Pro tip for O2 shop staff: you can greatly enhance the pickup experience for customers by taking the item out of the postage bag before giving it to the customer, and then showing an interest in what was bought. I guess there’s no commission to be had in handing something over, but that’s not really the point as I see it.

I got the watch installed after three or four hours. Software updates over Bluetooth take an age. And it seems to work fine. But I can’t recommend the customer experience at all.

Shelf collapse chaos


That was scary. We were having a quiet coffee downstairs when we heard a noise rather like the one that a house makes when it falls down. A tsunami of bangs and crashes that must have lasted a minute or so. We hurried upstairs to find out what was left of the top half of the building and expecting not to find much..

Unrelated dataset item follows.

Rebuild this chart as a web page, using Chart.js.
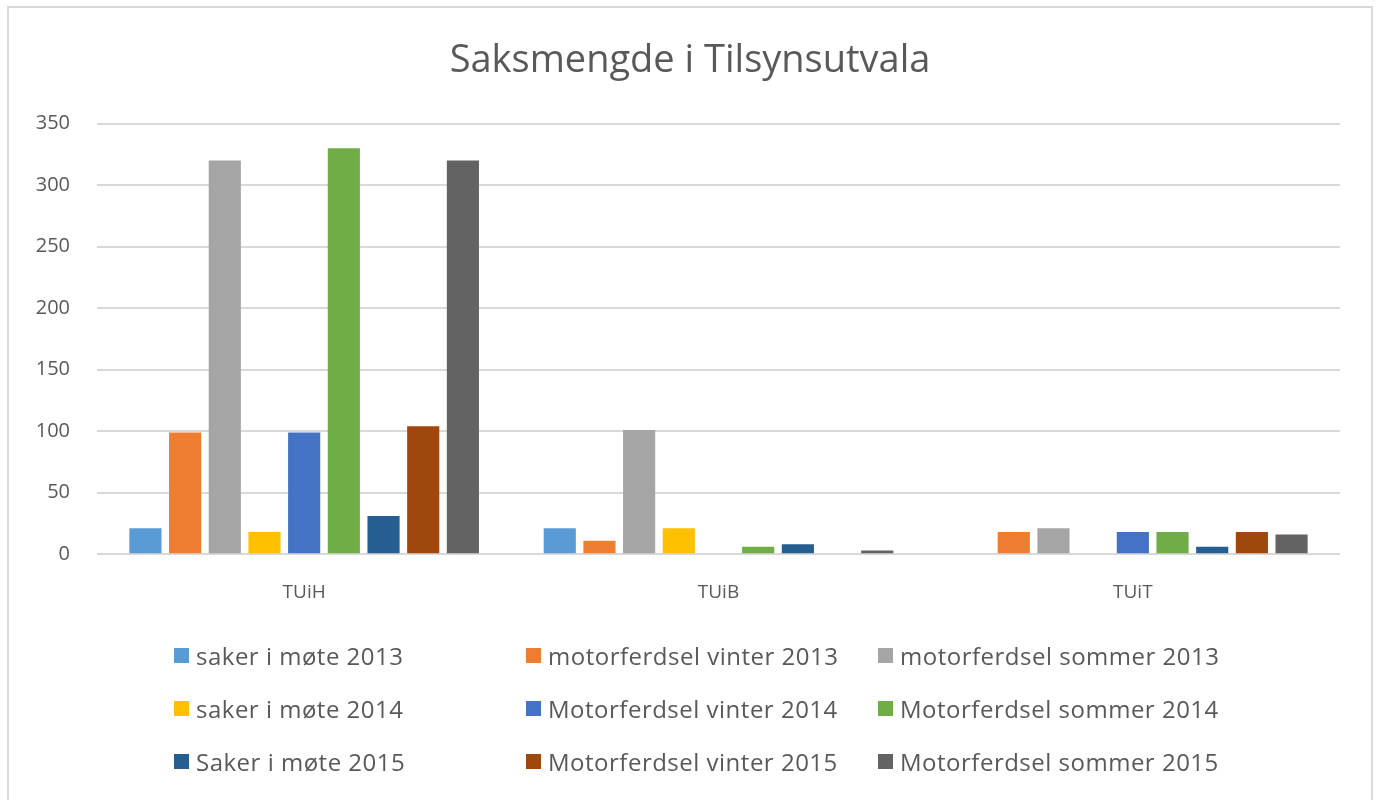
<!DOCTYPE html>
<html>
<head>
<meta charset="utf-8">
<script src="https://cdn.jsdelivr.net/npm/chart.js@4/dist/chart.umd.min.js"></script>
<style>
  html, body { margin: 0; padding: 0; background: #fff; }
  #wrap { position: relative; width: 1380px; height: 800px; overflow: hidden; }
  #frame { position: absolute; left: 7px; top: 6px; width: 1366px; height: 810px; border: 2px solid #d9d9d9; box-sizing: border-box; }
  #cv { position: absolute; left: 0; top: 0; }
  #legend { position: absolute; left: 174px; top: 629px; width: 1150px;
    display: grid; grid-template-columns: 352px 352px 420px; row-gap: 0; }
  .li { display: flex; align-items: center; height: 53px; font-family: 'Open Sans', sans-serif;
    font-size: 24px; letter-spacing: 0.5px; color: #595959; white-space: nowrap; }
  .sw { width: 15px; height: 15px; margin-right: 7px; flex: none; }
</style>
</head>
<body>
<div id="wrap">
  <div id="frame"></div>
  <canvas id="cv" width="1380" height="800"></canvas>
  <div id="legend"></div>
</div>
<script>
const categories = ['TUiH', 'TUiB', 'TUiT'];
const seriesNames = [
  'saker i møte 2013', 'motorferdsel vinter 2013', 'motorferdsel sommer 2013',
  'saker i møte 2014', 'Motorferdsel vinter 2014', 'Motorferdsel sommer 2014',
  'Saker i møte 2015', 'Motorferdsel vinter 2015', 'Motorferdsel sommer 2015'
];
const sakerMote2013 = [21, 21, 0];
const motorVinter2013 = [99, 11, 18];
const motorSommer2013 = [320, 101, 21];
const sakerMote2014 = [18, 21, 0];
const motorVinter2014 = [99, 0, 18];
const motorSommer2014 = [330, 6, 18];
const sakerMote2015 = [31, 8, 6];
const motorVinter2015 = [104, 0, 18];
const motorSommer2015 = [320, 3, 16];
const yTicks = [0, 50, 100, 150, 200, 250, 300, 350];

const seriesValues = [sakerMote2013, motorVinter2013, motorSommer2013, sakerMote2014,
  motorVinter2014, motorSommer2014, sakerMote2015, motorVinter2015, motorSommer2015];
const colors = ['#5B9BD5', '#ED7D31', '#A5A5A5', '#FFC000', '#4472C4', '#70AD47', '#255E91', '#9E480E', '#636363'];

const FONT = "'Open Sans', sans-serif";

const datasets = seriesNames.map((n, i) => ({
  label: n,
  data: seriesValues[i],
  backgroundColor: colors[i],
  borderWidth: 0,
  categoryPercentage: 0.862,
  barPercentage: 0.81,
  yAxisID: 'y'
}));

const chart = new Chart(document.getElementById('cv'), {
  type: 'bar',
  data: { labels: categories, datasets },
  options: {
    responsive: false,
    animation: false,
    layout: { padding: { left: 12, right: 12, top: 10, bottom: 177 } },
    plugins: {
      legend: { display: false },
      tooltip: { enabled: false },
      title: {
        display: true,
        text: 'Saksmengde i Tilsynsutvala',
        color: '#595959',
        font: { family: FONT, size: 38, weight: 'normal' },
        padding: { top: 28, bottom: 40 }
      }
    },
    scales: {
      x: {
        grid: { display: false },
        border: { display: false },
        ticks: { color: '#595959', font: { family: FONT, size: 19 }, padding: 19 }
      },
      y: {
        min: 0, max: 350,
        afterBuildTicks: (ax) => { ax.ticks = yTicks.map(v => ({ value: v })); },
        afterFit: (ax) => { ax.width = 85; },
        grid: { color: '#d9d9d9', lineWidth: 2, drawTicks: false },
        border: { display: false },
        ticks: { color: '#595959', font: { family: FONT, size: 20 }, padding: 27 }
      },
      ySpacer: {
        position: 'right',
        min: 0, max: 350,
        afterFit: (ax) => { ax.width = 28; },
        grid: { display: false },
        border: { display: false },
        ticks: { display: false }
      }
    }
  }
});

const lg = document.getElementById('legend');
chart.data.datasets.forEach(ds => {
  const d = document.createElement('div');
  d.className = 'li';
  const s = document.createElement('span');
  s.className = 'sw';
  s.style.background = ds.backgroundColor;
  const t = document.createElement('span');
  t.textContent = ds.label;
  d.appendChild(s); d.appendChild(t);
  lg.appendChild(d);
});
</script>
</body>
</html>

It turns out that one of my shelves along the top of my project room had come loose, depositing onto the floor all the boxes and bits and bobs I’ve been stashing up there for the last few years. The good news is that nothing was broken that didn’t deserve it. I’ve put most of the stuff back, given everything a proper tighten and I’m going to keep an eye on it in future. Such excitement.

Soak testing air quality sensors


For the last few weeks I’ve had four air quality sensors sitting on the windowsill in the house that faces the nearest LoRa gateway. I’m soak testing the devices prior to putting them on lamp posts around Hull.The air quality in that room must be one of the most highly measured in the county.

Anyhoo, one of the devices decided to try and spoil Fathers Day today by falling off the LoRa network. It was one of those situations where I really hoped that it was properly broken. There’s nothing worse than something that goes wrong every now and then. Unfortunately the darned thing came back to life at the end of the day, and so we are going to replace the CPU. My number one suspect is the antenna connection, but we’ll have to do some tests to prove this.

And no, it didn’t spoil the day. Had a lovely meal out and got some splendid presents.

Self destructing Apple Pencil

I’ve not used my Apple pencil much. And that turns out to be a problem. Apparently the circuitry is such that if a pencil isn’t charged and used regularly the battery can be irreparably damaged. Not cool.

For a while I’ve been convinced that this has happened to me. The power supply where I leave my pencil plugged failed and I had a pencil that didn’t work, even after charging with a working supply.

However, the good news is that all I needed to do was delete the pencil from the iPad and then re-pair it. The bad news is that anyone could make something which was so easy to break. I’ve turned on Nintendo DS machines after years of none-use and they have fired up without a problem. Sometimes in mid-game.

I think that sometimes Apple need to focus a bit less on making stuff that is awesome and more on making stuff properly.